### PROVIDED MATERIAL
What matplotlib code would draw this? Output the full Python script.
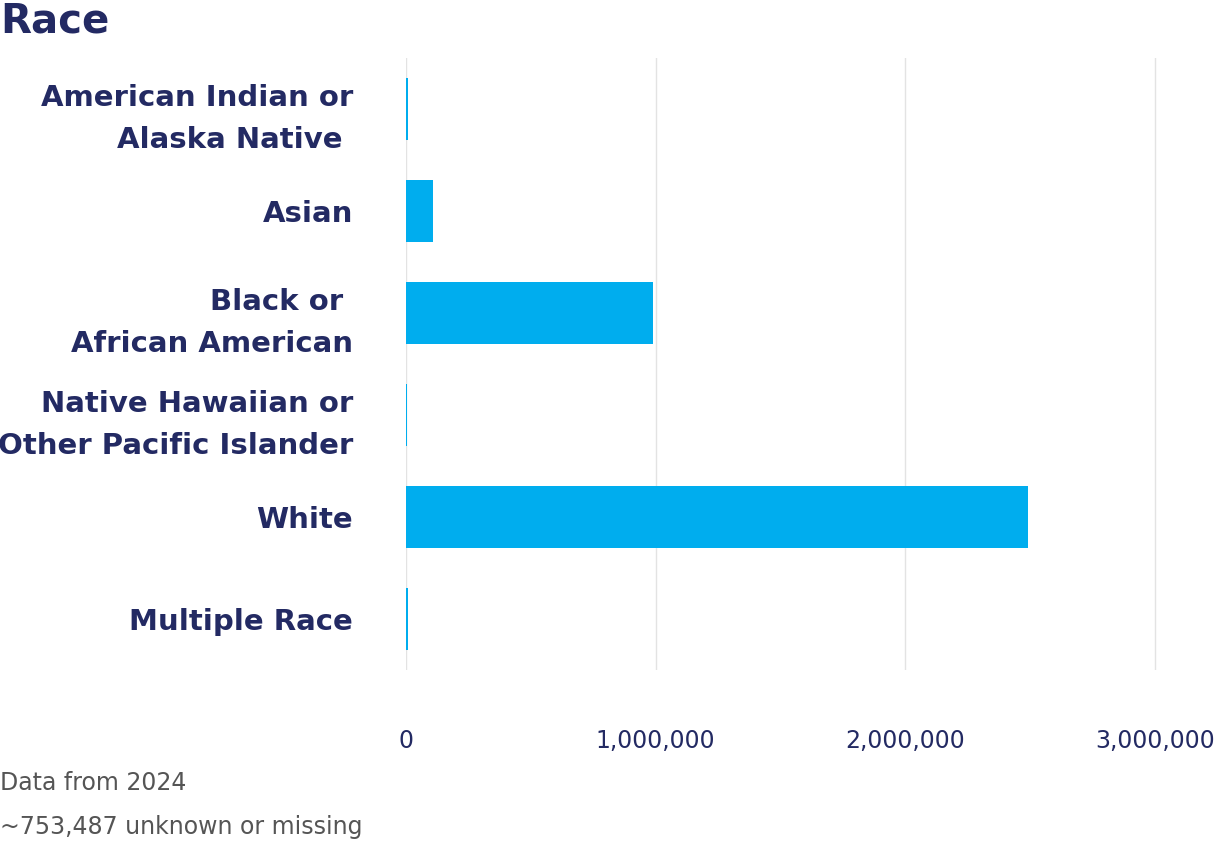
import matplotlib
matplotlib.use("Agg")
import matplotlib.pyplot as plt
from matplotlib.ticker import FuncFormatter

categories = ["American Indian or\nAlaska Native ", "Asian", "Black or \nAfrican American",
              "Native Hawaiian or\nOther Pacific Islander", "White", "Multiple Race"]
values = [10000, 108000, 990000, 3000, 2493000, 10000]
ticks = [0, 1000000, 2000000, 3000000]

navy = "#232a63"
bar_color = "#00adee"

fig = plt.figure(figsize=(12.3, 8.41), dpi=100)
ax = fig.add_axes([0.330, 0.203, 0.670, 0.728])

ax.barh(range(len(categories)), values, height=0.61, color=bar_color)
ax.set_ylim(len(categories) - 0.5, -0.5)
ax.set_xlim(0, 3300000)
ax.set_yticks(range(len(categories)))
ax.set_yticklabels(categories, fontsize=21, fontweight="bold", color=navy, linespacing=1.65)
ax.set_xticks(ticks)
ax.xaxis.set_major_formatter(FuncFormatter(lambda v, p: f"{int(v):,}"))
for lbl in ax.get_xticklabels():
    lbl.set_fontsize(17)
    lbl.set_color(navy)
ax.tick_params(axis="both", length=0)
ax.tick_params(axis="x", pad=42)
ax.tick_params(axis="y", pad=38)
ax.grid(axis="x", color="#e3e3e3", linewidth=1)
ax.set_axisbelow(True)
for s in ax.spines.values():
    s.set_visible(False)

fig.text(0.0, 0.975, "Race", fontsize=29, fontweight="bold", color=navy, va="center", ha="left")
fig.text(0.0, 0.069, "Data from 2024", fontsize=17, color="#555555", va="center")
fig.text(0.0, 0.017, "~753,487 unknown or missing", fontsize=17, color="#555555", va="center")

fig.savefig("out.png", dpi=100)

### WHAT YOU ARE ASKED TO DO
Return, unchanged, the lines from the first line of the material through the line that holds "from matplotlib.ticker import FuncFormatter", inclusive, omitting pictures.

### TASK RESULT
What matplotlib code would draw this? Output the full Python script.
import matplotlib
matplotlib.use("Agg")
import matplotlib.pyplot as plt
from matplotlib.ticker import FuncFormatter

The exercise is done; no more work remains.